SEATTLE – The Anaheim Angels looked like World Series champions in their opening series.
Adam Kennedy hit a go-ahead, two-run single during a five-run rally in the ninth inning, leading the Angels over the Seattle Mariners 5-1 Thursday for a three-game sweep.
Anaheim, which stumbled to a 77-85 record last year after winning the 2002 World Series, came back after a solid effort by Seattle starter Freddy Garcia. He limited the high-powered Angels to four hits over seven innings, struck out seven and walked two.
Scott Shields (1-0) relieved in seventh, throwing two scoreless innings with three strikeouts.
Seattle seemed to have it wrapped up after Julio Mateo pitched a scoreless eighth. Left-hander Mike Myers took over in the ninth, giving up a leadoff single to Garret Anderson.
Everything still looked good for Seattle when manager Bob Melvin turned to Shigetoshi Hasegawa (0-1), who converted 16 of 17 save chances last year.
But singles by Troy Glaus and Jose Guillen loaded bases with no outs. Hasegawa struck out Tim Salmon, but Kennedy lined a single just over Bret Boone’s glove at second
Hasegawa tried a pickoff attempt to get Kennedy at first, and was called for a balk that scored Guillen for a 3-1 lead. Darin Erstad added a two-out, two-run double.
Seattle went ahead 1-0 – its first lead of the season – after Rich Aurilia hit a fourth-inning comebacker that bounced off the glove of Anaheim starter Kelvim Escobar. Raul Ibanez came home on the play.

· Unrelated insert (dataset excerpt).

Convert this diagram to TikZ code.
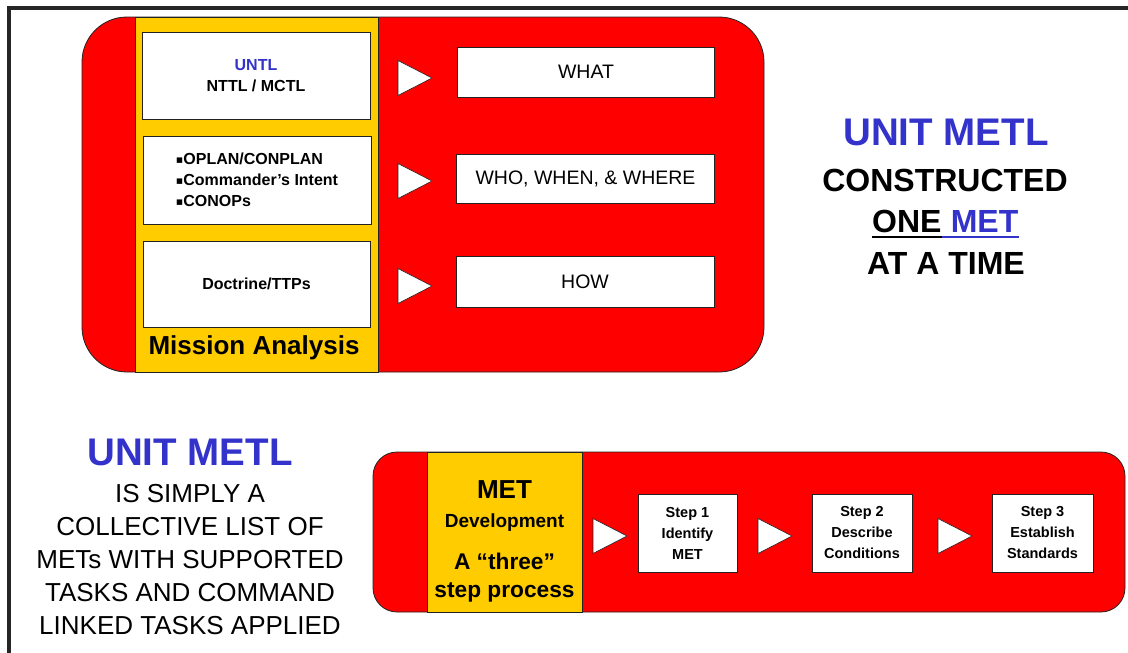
\documentclass[tikz,border=0pt]{standalone}
\usepackage{fontspec}
\setmainfont{Liberation Sans}
\newfontfamily\symfont{DejaVu Sans}
\definecolor{panelred}{HTML}{FF0000}
\definecolor{bandyellow}{HTML}{FFCC00}
\definecolor{metblue}{HTML}{3333CC}
\definecolor{edge}{HTML}{222222}
\newcommand{\fs}[2]{\fontsize{#1}{#2}\selectfont}
\newcommand{\sq}{{\symfont\fs{11}{11}\raisebox{1pt}{▪}}}

\begin{document}
\begin{tikzpicture}[x=1pt,y=-1pt,
  panel/.style={draw=edge, line width=0.8pt, fill=panelred, inner sep=0},
  band/.style={draw=edge, line width=0.8pt, fill=bandyellow, inner sep=0},
  wbox/.style={draw=edge, line width=0.8pt, fill=white, inner sep=0, align=center},
  boxtext/.style={font=\bfseries\fs{16}{21}},
  answer/.style={font=\fs{19.5}{24}},
  steptext/.style={font=\bfseries\fs{14.5}{21}},
  lbl/.style={inner sep=0, anchor=base},
  fwd/.pic={\draw[draw=edge, line width=0.6pt, fill=white]
     (0,-17.5) -- (34,0) -- (0,17.5) -- cycle;}
]
\useasboundingbox (0,0) rectangle (1128,653);
\fill[white] (0,0) rectangle (1128,653);

% outer frame, open to the right and bottom
\draw[line width=3.2pt, black!85] (9,660) |- (1135,8);

% ---------- mission analysis panel ----------
\node[panel, rounded corners=45pt, minimum width=682pt, minimum height=355pt]
  (panelA) at (423,194.5) {};
\node[band, minimum width=243pt, minimum height=355pt] (bandA) at (256.5,194.5) {};

\node[wbox, boxtext, minimum width=228pt, minimum height=87pt] (src1) at (256,75.5)
  {\textcolor{metblue}{UNTL}\\NTTL / MCTL};
\node[wbox, boxtext, minimum width=228pt, minimum height=88pt, align=left] (src2) at (257,180)
  {\sq OPLAN/CONPLAN\\\sq Commander’s Intent\\\sq CONOPs};
\node[wbox, boxtext, minimum width=227pt, minimum height=86pt] (src3) at (256.5,284)
  {Doctrine/TTPs};

\node[lbl, font=\bfseries\fs{26}{30}] (ma) at (254,354) {Mission Analysis};

\pic (a1) at (398,78) {fwd};
\pic (a2) at (398,181) {fwd};
\pic (a3) at (398,286) {fwd};

\node[wbox, answer, minimum width=257pt, minimum height=50pt] (what) at (586,72) {WHAT};
\node[wbox, answer, minimum width=258pt, minimum height=49pt] (who) at (585.5,178.5) {WHO, WHEN, \& WHERE};
\node[wbox, answer, minimum width=258pt, minimum height=51pt] (how) at (585,281.5) {HOW};

% ---------- right-hand statement ----------
\node[lbl, font=\bfseries\fs{38.5}{40}, text=metblue] (rt1) at (946,145) {UNIT METL};
\node[lbl, font=\bfseries\fs{32}{36}] (rt2) at (945,191.5) {CONSTRUCTED};
\node[lbl, anchor=base west, font=\bfseries\fs{32}{36}] (rt3a) at (872,232) {ONE};
\node[lbl, anchor=base west, font=\bfseries\fs{32}{36}, text=metblue] (rt3b) at (rt3a.base east) {\ MET};
\draw[line width=2pt, black] ([yshift=-5pt]rt3a.base west) -- ([yshift=-5pt]rt3a.base east);
\draw[line width=2pt, metblue] ([yshift=-5pt]rt3b.base west) -- ([yshift=-5pt]rt3b.base east);
\node[lbl, font=\bfseries\fs{32}{36}] (rt4) at (946,274) {AT A TIME};

% ---------- left-hand statement ----------
\node[lbl, font=\bfseries\fs{38.5}{40}, text=metblue] (lt0) at (190,465) {UNIT METL};
\node[lbl, font=\fs{26}{30}] (lt1) at (190,502.5) {IS SIMPLY A};
\node[lbl, font=\fs{26}{30}] (lt2) at (190,535) {COLLECTIVE LIST OF};
\node[lbl, font=\fs{26}{30}] (lt3) at (190,568) {METs WITH SUPPORTED};
\node[lbl, font=\fs{26}{30}] (lt4) at (190,601) {TASKS AND COMMAND};
\node[lbl, font=\fs{26}{30}] (lt5) at (190,634) {LINKED TASKS APPLIED};

% ---------- MET development panel ----------
\node[panel, rounded corners=24pt, minimum width=752pt, minimum height=160pt]
  (panelB) at (749,532) {};
\node[band, minimum width=155pt, minimum height=160pt] (bandB) at (504.5,532) {};

\node[lbl, font=\bfseries\fs{26}{30}] (md1) at (504.5,498) {MET};
\node[lbl, font=\bfseries\fs{19}{22}] (md2) at (504.5,527) {Development};
\node[lbl, font=\bfseries\fs{22.7}{26}] (md3) at (504.5,569) {A “three”};
\node[lbl, font=\bfseries\fs{22.7}{26}] (md4) at (504.5,597) {step process};

\pic (b1) at (593,536) {fwd};
\pic (b2) at (758,536) {fwd};
\pic (b3) at (938,536) {fwd};

\node[wbox, steptext, minimum width=99pt, minimum height=78pt] (s1) at (687.5,533)
  {Step 1\\Identify\\MET};
\node[wbox, steptext, minimum width=100pt, minimum height=78pt] (s2) at (862,533)
  {Step 2\\Describe\\Conditions};
\node[wbox, steptext, minimum width=101pt, minimum height=78pt] (s3) at (1042.5,533)
  {Step 3\\Establish\\Standards};
\end{tikzpicture}
\end{document}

Anaheim scored 20 runs on 28 hits in the first two games of the series, but Garcia clamped the Angels with a mix of fastballs and sliders. Four times, he retired the side in order.
Escobar, who made his Angels’ debut after signing an $18.75 million, three-year contract during the offseason, allowed seven hits in six innings with four strikeouts and two walks.